— start of Material to process —

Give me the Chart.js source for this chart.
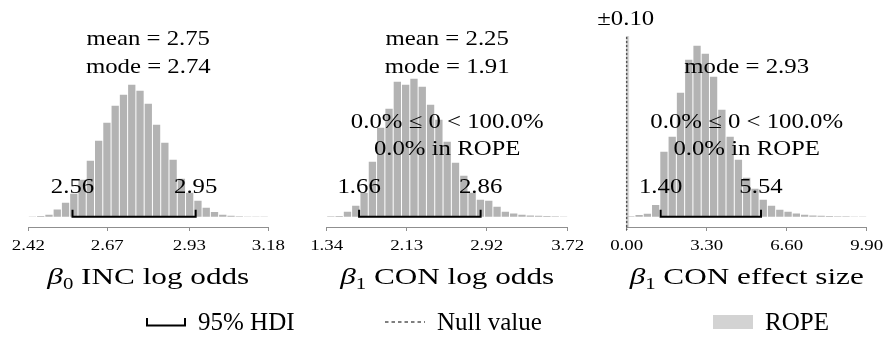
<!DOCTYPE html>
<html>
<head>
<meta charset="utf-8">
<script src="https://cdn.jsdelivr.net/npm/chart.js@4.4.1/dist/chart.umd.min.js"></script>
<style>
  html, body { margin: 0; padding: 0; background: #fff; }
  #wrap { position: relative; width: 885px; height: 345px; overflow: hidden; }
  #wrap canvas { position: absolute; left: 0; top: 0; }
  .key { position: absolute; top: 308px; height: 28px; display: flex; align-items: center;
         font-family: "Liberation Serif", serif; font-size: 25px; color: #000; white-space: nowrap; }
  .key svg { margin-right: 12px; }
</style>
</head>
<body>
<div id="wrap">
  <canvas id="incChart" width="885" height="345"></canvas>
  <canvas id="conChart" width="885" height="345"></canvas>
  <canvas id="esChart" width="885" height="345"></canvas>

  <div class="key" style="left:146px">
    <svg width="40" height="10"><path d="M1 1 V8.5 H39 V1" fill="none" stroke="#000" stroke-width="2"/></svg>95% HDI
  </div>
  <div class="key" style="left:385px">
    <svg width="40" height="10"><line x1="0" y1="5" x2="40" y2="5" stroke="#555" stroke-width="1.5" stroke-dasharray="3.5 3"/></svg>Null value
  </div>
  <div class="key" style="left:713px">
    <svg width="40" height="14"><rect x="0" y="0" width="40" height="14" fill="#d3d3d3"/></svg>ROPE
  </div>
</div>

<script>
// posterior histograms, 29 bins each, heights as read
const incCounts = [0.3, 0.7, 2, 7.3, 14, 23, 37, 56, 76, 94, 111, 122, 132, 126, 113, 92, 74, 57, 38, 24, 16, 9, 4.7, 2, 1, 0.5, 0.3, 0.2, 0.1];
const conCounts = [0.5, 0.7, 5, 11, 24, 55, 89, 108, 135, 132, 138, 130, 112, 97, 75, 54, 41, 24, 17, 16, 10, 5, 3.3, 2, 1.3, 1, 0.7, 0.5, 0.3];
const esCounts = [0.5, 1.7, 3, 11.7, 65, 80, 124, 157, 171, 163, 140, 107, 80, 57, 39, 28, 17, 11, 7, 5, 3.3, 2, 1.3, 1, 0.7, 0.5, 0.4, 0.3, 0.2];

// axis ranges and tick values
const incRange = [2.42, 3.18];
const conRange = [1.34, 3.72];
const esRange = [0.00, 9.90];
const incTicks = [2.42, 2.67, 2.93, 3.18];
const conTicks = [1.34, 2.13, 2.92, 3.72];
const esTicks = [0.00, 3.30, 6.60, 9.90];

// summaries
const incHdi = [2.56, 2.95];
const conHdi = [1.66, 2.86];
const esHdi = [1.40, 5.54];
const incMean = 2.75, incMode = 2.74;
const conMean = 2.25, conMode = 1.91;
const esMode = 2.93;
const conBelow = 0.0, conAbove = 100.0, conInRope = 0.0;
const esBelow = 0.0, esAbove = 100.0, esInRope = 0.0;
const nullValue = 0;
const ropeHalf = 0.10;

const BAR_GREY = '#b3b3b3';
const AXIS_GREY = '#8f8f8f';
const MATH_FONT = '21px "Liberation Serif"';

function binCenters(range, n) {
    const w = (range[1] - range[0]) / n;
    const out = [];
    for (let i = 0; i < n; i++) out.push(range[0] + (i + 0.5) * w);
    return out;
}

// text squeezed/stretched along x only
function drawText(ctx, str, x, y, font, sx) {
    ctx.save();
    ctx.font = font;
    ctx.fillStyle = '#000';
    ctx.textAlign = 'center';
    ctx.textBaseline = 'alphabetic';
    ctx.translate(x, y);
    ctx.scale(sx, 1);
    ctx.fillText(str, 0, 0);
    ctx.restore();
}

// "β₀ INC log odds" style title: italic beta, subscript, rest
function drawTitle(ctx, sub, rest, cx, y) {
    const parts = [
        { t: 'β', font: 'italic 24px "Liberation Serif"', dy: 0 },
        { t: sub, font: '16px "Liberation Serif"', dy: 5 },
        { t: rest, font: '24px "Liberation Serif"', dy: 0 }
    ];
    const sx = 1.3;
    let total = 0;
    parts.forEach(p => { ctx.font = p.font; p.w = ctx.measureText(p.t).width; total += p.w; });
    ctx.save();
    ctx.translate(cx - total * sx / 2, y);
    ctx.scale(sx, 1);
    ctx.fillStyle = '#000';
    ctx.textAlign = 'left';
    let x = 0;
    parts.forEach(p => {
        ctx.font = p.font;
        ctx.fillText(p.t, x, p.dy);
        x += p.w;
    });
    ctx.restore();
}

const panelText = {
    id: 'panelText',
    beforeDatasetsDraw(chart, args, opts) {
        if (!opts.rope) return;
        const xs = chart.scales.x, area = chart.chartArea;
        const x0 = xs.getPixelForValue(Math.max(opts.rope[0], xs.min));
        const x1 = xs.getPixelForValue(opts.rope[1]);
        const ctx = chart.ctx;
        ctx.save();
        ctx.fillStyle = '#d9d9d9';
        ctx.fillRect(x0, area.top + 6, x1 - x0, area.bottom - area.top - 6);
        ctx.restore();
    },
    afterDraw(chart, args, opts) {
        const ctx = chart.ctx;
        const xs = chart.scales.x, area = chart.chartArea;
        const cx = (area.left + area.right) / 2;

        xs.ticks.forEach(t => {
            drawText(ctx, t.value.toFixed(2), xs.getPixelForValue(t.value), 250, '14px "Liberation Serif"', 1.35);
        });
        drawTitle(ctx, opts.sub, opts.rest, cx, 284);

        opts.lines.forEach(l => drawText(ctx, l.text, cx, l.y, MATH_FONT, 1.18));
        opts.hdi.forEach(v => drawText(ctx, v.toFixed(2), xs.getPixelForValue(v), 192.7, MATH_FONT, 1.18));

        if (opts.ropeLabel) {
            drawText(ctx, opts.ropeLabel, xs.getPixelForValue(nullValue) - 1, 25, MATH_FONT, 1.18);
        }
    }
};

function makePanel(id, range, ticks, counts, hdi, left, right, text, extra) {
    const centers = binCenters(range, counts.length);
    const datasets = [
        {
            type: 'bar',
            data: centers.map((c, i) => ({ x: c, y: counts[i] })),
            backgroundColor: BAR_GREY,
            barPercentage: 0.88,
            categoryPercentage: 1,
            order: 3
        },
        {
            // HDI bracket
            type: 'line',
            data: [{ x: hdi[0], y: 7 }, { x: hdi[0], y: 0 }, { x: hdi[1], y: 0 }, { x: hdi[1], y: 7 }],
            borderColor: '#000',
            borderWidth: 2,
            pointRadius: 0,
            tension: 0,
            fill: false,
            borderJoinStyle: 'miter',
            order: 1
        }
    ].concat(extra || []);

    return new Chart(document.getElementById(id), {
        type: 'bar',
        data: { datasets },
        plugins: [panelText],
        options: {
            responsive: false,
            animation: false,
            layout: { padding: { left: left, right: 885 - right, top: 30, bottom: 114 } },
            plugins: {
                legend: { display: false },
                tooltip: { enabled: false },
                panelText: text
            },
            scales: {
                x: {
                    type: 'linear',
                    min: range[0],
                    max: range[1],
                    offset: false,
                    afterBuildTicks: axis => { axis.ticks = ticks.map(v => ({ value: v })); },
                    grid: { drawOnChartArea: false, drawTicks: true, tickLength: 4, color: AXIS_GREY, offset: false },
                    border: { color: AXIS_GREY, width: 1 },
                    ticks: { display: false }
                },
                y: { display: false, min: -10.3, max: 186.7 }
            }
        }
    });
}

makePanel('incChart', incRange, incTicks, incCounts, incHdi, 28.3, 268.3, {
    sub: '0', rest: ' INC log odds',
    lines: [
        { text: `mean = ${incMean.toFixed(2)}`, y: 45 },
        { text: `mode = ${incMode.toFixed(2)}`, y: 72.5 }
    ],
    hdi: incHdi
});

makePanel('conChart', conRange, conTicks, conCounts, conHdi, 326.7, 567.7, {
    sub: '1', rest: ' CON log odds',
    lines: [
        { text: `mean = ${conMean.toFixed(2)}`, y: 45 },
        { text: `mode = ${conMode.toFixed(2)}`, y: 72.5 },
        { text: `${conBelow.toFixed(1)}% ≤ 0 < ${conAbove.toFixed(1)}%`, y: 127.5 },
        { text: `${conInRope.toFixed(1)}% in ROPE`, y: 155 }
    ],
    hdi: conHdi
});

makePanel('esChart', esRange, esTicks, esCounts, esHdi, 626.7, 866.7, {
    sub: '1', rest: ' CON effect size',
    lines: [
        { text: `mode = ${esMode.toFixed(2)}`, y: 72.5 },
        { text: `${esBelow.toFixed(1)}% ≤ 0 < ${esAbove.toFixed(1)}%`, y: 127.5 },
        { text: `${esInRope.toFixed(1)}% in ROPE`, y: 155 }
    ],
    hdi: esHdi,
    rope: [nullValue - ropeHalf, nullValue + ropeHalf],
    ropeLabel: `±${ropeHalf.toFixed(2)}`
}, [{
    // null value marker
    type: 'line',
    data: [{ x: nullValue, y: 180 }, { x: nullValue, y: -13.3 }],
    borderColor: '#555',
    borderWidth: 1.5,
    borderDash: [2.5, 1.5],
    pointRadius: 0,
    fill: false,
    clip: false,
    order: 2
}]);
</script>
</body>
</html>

— end of Material to process —
— start of Material to process —

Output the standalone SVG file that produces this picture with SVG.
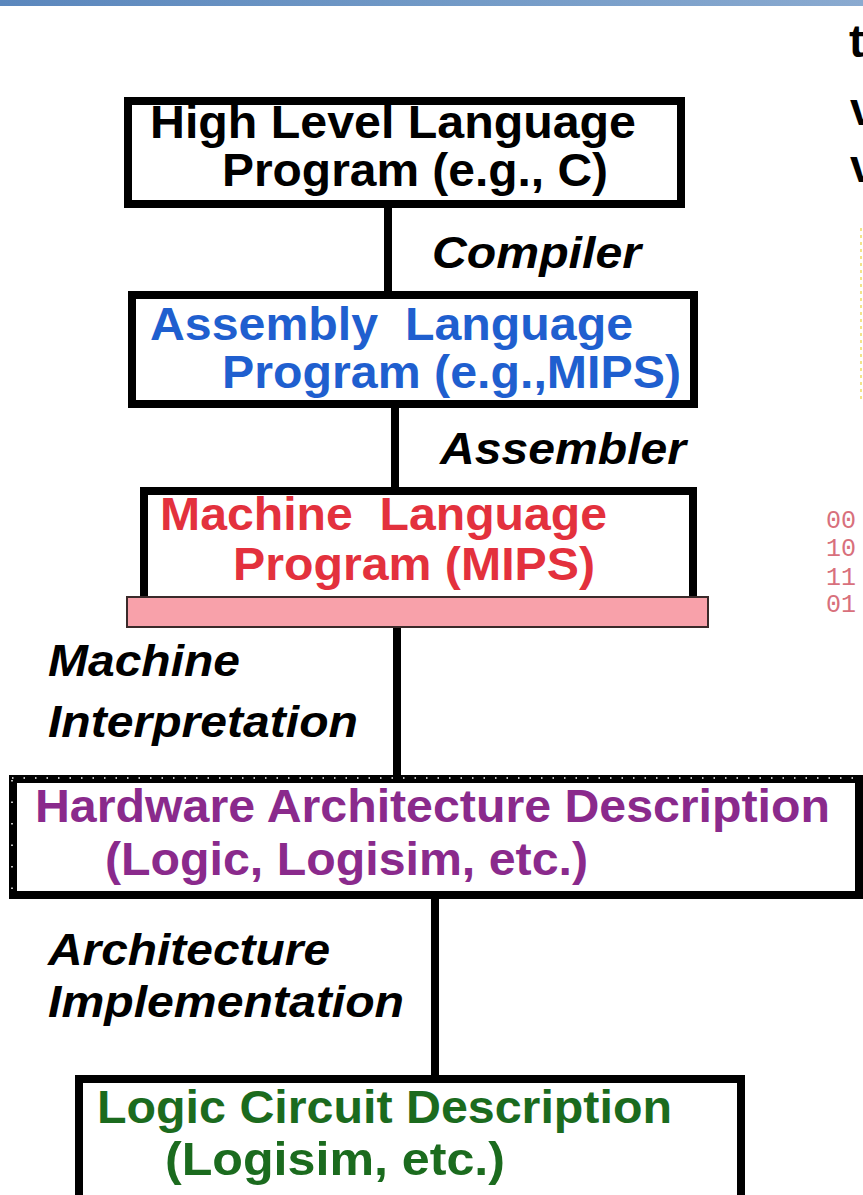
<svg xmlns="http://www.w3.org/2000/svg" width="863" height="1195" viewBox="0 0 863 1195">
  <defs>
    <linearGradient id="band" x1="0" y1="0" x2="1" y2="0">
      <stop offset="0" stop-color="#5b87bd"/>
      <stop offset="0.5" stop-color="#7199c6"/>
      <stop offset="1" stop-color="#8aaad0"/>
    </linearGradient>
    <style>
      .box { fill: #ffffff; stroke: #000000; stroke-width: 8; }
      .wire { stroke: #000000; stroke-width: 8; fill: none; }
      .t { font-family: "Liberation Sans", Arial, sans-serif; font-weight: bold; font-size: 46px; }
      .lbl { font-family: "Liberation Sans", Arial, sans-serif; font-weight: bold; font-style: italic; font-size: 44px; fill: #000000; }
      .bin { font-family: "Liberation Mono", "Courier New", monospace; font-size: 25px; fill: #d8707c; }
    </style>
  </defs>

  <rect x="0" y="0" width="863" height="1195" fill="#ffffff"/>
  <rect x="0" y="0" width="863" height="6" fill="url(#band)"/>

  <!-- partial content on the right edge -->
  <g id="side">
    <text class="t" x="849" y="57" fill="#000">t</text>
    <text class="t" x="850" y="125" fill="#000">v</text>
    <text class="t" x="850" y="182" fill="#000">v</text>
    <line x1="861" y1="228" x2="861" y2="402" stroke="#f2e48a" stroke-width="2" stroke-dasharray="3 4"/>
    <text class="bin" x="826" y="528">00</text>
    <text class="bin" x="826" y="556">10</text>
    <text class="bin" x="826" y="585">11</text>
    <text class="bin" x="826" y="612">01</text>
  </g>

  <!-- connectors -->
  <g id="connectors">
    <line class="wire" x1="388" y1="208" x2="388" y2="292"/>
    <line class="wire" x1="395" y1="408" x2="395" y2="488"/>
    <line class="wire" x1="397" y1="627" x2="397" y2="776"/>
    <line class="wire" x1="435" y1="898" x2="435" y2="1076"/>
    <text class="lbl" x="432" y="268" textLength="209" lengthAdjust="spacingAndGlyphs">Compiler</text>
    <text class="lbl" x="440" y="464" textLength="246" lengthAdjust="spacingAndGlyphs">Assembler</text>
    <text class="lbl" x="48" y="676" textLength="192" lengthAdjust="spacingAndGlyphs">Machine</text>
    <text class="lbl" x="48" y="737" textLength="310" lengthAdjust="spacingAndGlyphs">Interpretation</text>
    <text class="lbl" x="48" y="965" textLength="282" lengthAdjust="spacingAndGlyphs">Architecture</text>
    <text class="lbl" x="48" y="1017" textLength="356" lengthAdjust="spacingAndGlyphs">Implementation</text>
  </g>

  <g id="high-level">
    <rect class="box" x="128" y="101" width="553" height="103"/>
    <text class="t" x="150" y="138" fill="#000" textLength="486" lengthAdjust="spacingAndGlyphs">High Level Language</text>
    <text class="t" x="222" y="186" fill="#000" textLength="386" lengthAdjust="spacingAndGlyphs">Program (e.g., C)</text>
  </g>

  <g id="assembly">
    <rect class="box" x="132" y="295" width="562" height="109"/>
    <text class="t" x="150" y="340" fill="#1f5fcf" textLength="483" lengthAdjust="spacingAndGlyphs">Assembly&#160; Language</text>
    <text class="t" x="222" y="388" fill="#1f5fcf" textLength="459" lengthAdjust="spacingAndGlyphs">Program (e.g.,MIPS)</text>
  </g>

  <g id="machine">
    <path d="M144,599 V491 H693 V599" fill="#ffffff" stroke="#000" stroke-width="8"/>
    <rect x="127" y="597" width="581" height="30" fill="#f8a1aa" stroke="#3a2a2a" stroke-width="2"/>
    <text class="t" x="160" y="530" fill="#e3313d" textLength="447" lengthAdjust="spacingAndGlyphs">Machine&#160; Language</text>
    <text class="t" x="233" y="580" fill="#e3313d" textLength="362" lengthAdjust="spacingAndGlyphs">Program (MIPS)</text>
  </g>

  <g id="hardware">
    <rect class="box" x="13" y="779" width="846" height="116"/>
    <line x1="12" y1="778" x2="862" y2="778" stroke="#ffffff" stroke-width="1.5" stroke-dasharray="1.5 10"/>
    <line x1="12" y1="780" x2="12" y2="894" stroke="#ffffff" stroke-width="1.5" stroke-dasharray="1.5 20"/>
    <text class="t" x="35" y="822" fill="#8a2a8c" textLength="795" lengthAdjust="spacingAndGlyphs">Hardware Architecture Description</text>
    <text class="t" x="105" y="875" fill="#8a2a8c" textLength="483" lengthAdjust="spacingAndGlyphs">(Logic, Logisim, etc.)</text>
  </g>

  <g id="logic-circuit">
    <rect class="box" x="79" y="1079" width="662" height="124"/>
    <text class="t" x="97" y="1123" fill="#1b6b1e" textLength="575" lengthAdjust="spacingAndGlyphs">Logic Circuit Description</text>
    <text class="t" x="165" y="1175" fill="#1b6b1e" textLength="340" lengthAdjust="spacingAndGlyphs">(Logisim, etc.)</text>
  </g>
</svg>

— end of Material to process —

## Written exercise
Starting at the line containing "Give me the Chart.js source for this chart." and ending at the line containing "0.4, 0.3, 0.2];", copy those lines exactly, both included, and nothing more. Leave out any picture.

## Written solution
Give me the Chart.js source for this chart.
<!DOCTYPE html>
<html>
<head>
<meta charset="utf-8">
<script src="https://cdn.jsdelivr.net/npm/chart.js@4.4.1/dist/chart.umd.min.js"></script>
<style>
  html, body { margin: 0; padding: 0; background: #fff; }
  #wrap { position: relative; width: 885px; height: 345px; overflow: hidden; }
  #wrap canvas { position: absolute; left: 0; top: 0; }
  .key { position: absolute; top: 308px; height: 28px; display: flex; align-items: center;
         font-family: "Liberation Serif", serif; font-size: 25px; color: #000; white-space: nowrap; }
  .key svg { margin-right: 12px; }
</style>
</head>
<body>
<div id="wrap">
  <canvas id="incChart" width="885" height="345"></canvas>
  <canvas id="conChart" width="885" height="345"></canvas>
  <canvas id="esChart" width="885" height="345"></canvas>

  <div class="key" style="left:146px">
    <svg width="40" height="10"><path d="M1 1 V8.5 H39 V1" fill="none" stroke="#000" stroke-width="2"/></svg>95% HDI
  </div>
  <div class="key" style="left:385px">
    <svg width="40" height="10"><line x1="0" y1="5" x2="40" y2="5" stroke="#555" stroke-width="1.5" stroke-dasharray="3.5 3"/></svg>Null value
  </div>
  <div class="key" style="left:713px">
    <svg width="40" height="14"><rect x="0" y="0" width="40" height="14" fill="#d3d3d3"/></svg>ROPE
  </div>
</div>

<script>
// posterior histograms, 29 bins each, heights as read
const incCounts = [0.3, 0.7, 2, 7.3, 14, 23, 37, 56, 76, 94, 111, 122, 132, 126, 113, 92, 74, 57, 38, 24, 16, 9, 4.7, 2, 1, 0.5, 0.3, 0.2, 0.1];
const conCounts = [0.5, 0.7, 5, 11, 24, 55, 89, 108, 135, 132, 138, 130, 112, 97, 75, 54, 41, 24, 17, 16, 10, 5, 3.3, 2, 1.3, 1, 0.7, 0.5, 0.3];
const esCounts = [0.5, 1.7, 3, 11.7, 65, 80, 124, 157, 171, 163, 140, 107, 80, 57, 39, 28, 17, 11, 7, 5, 3.3, 2, 1.3, 1, 0.7, 0.5, 0.4, 0.3, 0.2];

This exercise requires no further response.